Milankovitch estimated climatic fluctuations over the last 450,000 years, and described cold and warm periods. Though he did his work in the first half of the 20th century, Milankovich’s results weren’t proven until the 1970s.

Perturbation of the Earth as the Earth’s axis precesses every 12,000 years also cause long-term climatic patterns.

One may hypothecate that the hazard of human waste and trash generated by people in Rio Rancho is more dangerous than oil and gas exploration that is carried out under strict regulations.

In fact, from her comments, Bravo knows nothing about fracking. SandRidge probably will use fracking. It has been used for about 80 years. The U.S. EPA has studied fracking to death and they have yet to verify that fracking has led to contamination anywhere. Not many people know what fracking fluid is. Fracking fluid starts with water. The water may be fresh water or it may have a high concentration of dissolved solids naturally. Deep groundwater in the Rio Puerco that I have sampled runs about 11,000 parts per million (by weight) or one third the salinity of sea water. It contains a proppant to hold open fractures.

The proppant is usually spherules of sand or glass beads. The sand will settle in the water, which is not good, so a small amount of guar gum is added. Guar gum is a food thickener found in soups and other food products. Guar gum increases the viscosity of the water to keep the proppant in suspension.

On a radio talk show recently, I presented the host with a box of Frack Fluid Soup I purchased at a local grocery store. Because the guar gum is very sensitive to the pH and the temperature of the solution, there are a few additives that are commonly added to maintain the viscosity. This concoction is sometimes called slick mud because it feels slippery to the touch.
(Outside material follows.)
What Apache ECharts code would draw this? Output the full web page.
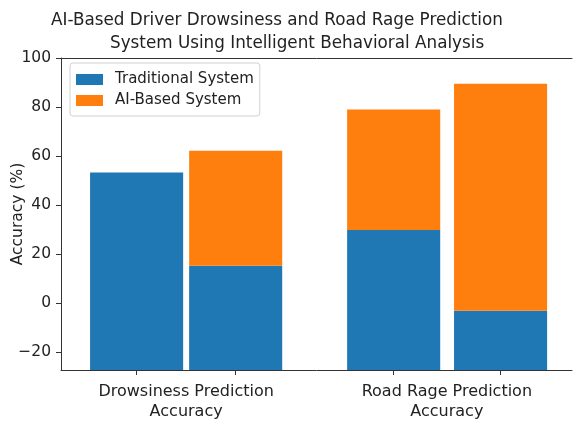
<!DOCTYPE html>
<html>
<head>
<meta charset="utf-8">
<script src="https://cdn.jsdelivr.net/npm/echarts@6/dist/echarts.min.js"></script>
<style>
  html, body { margin: 0; padding: 0; background: #fff; }
  #chart { width: 576px; height: 421px; }
</style>
</head>
<body>
<div id="chart"></div>
<script>
// 数据
const categories = ['Drowsiness Prediction\nAccuracy', 'Road Rage Prediction\nAccuracy'];
const categoryPositions = [0, 1];
const barPositions = [-0.19, 0.19, 0.796, 1.206];
const traditionalTops = [53.3, 15.3, 29.9, -3.0];
const aiTops = [null, 62.2, 79.0, 89.5];
const yTicks = [-20, 0, 20, 40, 60, 80, 100];
const yMin = -27.2;
const yMax = 100;

const FONT = 'DejaVu Sans';
const BAR_W = 0.357;

const chart = echarts.init(document.getElementById('chart'));

// 柱子: [x, 底, 顶]
const traditionalData = barPositions.map((x, i) => [x, yMin, traditionalTops[i]]);
const aiData = barPositions
	.map((x, i) => (aiTops[i] == null ? null : [x, traditionalTops[i], aiTops[i]]))
	.filter(d => d);

const renderBar = color => (params, api) => {
	const x = api.value(0);
	const p0 = api.coord([x - BAR_W / 2, api.value(2)]);
	const p1 = api.coord([x + BAR_W / 2, api.value(1)]);
	return {
		type: 'rect',
		shape: { x: p0[0], y: p0[1], width: p1[0] - p0[0], height: p1[1] - p0[1] },
		style: { fill: color },
	};
};

const option = {
	animation: false,
	title: [
		{
			text: 'AI-Based Driver Drowsiness and Road Rage Prediction',
			left: 46, top: 7,
			textStyle: { fontFamily: FONT, fontSize: 16.8, fontWeight: 'normal', color: '#222' },
		},
		{
			text: 'System Using Intelligent Behavioral Analysis',
			left: 105, top: 30,
			textStyle: { fontFamily: FONT, fontSize: 16.8, fontWeight: 'normal', color: '#222' },
		},
	],
	legend: {
		data: ['Traditional System', 'AI-Based System'],
		orient: 'vertical',
		left: 70, top: 63,
		padding: [9, 6, 8, 6],
		itemWidth: 27, itemHeight: 11, itemGap: 6,
		icon: 'rect',
		borderColor: '#d0d0d0', borderWidth: 1, borderRadius: 3,
		backgroundColor: 'rgba(255,255,255,0.8)',
		textStyle: { fontFamily: FONT, fontSize: 15, color: '#222', padding: [0, 0, 0, 7] },
	},
	grid: { left: 61, right: 4, top: 58, bottom: 51, containLabel: false, outerBoundsMode: 'none' },
	xAxis: [
		{
			type: 'value',
			min: -0.48, max: 1.48,
			splitLine: { show: false },
			axisLine: { show: true, onZero: false, lineStyle: { color: '#333' } },
			axisTick: { show: true, length: 5, customValues: barPositions, lineStyle: { color: '#333' } },
			axisLabel: {
				customValues: categoryPositions,
				formatter: v => categories[Math.round(v)],
				margin: 12,
				lineHeight: 20,
				fontFamily: FONT, fontSize: 16, color: '#222',
			},
		},
		{
			type: 'value',
			position: 'top',
			min: -0.48, max: 1.48,
			splitLine: { show: false },
			axisLine: { show: true, onZero: false, lineStyle: { color: '#333' } },
			axisTick: { show: false },
			axisLabel: { show: false },
		},
	],
	yAxis: {
		type: 'value',
		min: yMin, max: yMax,
		name: 'Accuracy (%)',
		nameLocation: 'middle',
		nameGap: 35,
		nameMoveOverlap: false,
		nameTextStyle: { fontFamily: FONT, fontSize: 15.5, color: '#222' },
		splitLine: { show: false },
		axisLine: { show: true, onZero: false, lineStyle: { color: '#333' } },
		axisTick: { show: true, length: 5, customValues: yTicks, lineStyle: { color: '#333' } },
		axisLabel: {
			customValues: yTicks,
			formatter: v => (v < 0 ? '\u2212' + Math.abs(v) : String(v)),
			margin: 10,
			fontFamily: FONT, fontSize: 15.5, color: '#222',
		},
	},
	series: [
		{
			name: 'Traditional System',
			type: 'custom',
			itemStyle: { color: '#1f77b4' },
			data: traditionalData,
			renderItem: renderBar('#1f77b4'),
		},
		{
			name: 'AI-Based System',
			type: 'custom',
			itemStyle: { color: '#ff7f0e' },
			data: aiData,
			renderItem: renderBar('#ff7f0e'),
		},
	],
};

chart.setOption(option);
</script>
</body>
</html>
These additives are commonly ascorbic acid and/or citric acid. Of course, ascorbic acid is vitamin C. Citric acid is usually found in edible fruit and is digestible. The frack fluid soup had some vegetables added, like carrots and onions. When the pH becomes alkaline or temperature rises significantly, the viscosity of the guar gum breaks to the viscosity of water and is pumped out of the well. In fact, a slight amount of sodium hydroxide is injected as a chaser, so to speak, to break the viscosity intentionally.

Before a well is fracked, it is necessary to cement the steel well casing into the earth. The oil field method is to first conduct a caliper log after drilling to determine the amount of behind-the-pipe cement needed. Steel casing should be set with borehole centralizers. A cement shoe is added to the bottom of the casing before the casing is run into the ground.

Next, a high silica Class A Portland cement is injected into the casing and, by application of pressure, the cement is forced through the cement shoe and up the backside of the casing to the surface. The cement must be high silica cement because straight Class A cement will shrink and crack. It may pull away from the boreface and the casing. This provides conduits for hydrocarbon, including methane, to vent to the atmosphere. Methane is a GHG. So, it is not the frack fluid, but faulty well completion, that is the cause of potential contamination.

The author claims that the Environment American Research and Policy Center has shown contamination by frack fluids in New Mexico and elsewhere, yet the U.S. EPA has found none. In fact, frack fluid commonly is recovered and re-used. I myself have used slick mud to collect a sample of fluid from a deep monitoring well at Los Alamos.

The trend in the industry is to drill multiple wells from one pad to minimize environmental disturbance. In North Dakota, an application was filed that proposed drilling 27 wells from one pad. This reduces road traffic.

William Turner is a Ph.D. hydrogeologist and oil man. He is a Certified Professional Geologist in Arizona, New Mexico, Wyoming, Texas and Missouri. His certification is pending in California, New Hampshire and Maine. New Mexico does not require certification. He has a nationwide water resources practice. He was the New Mexico Trustee for Natural Resources under the Johnson Administration and he has been president of the Albuquerque Geological Society.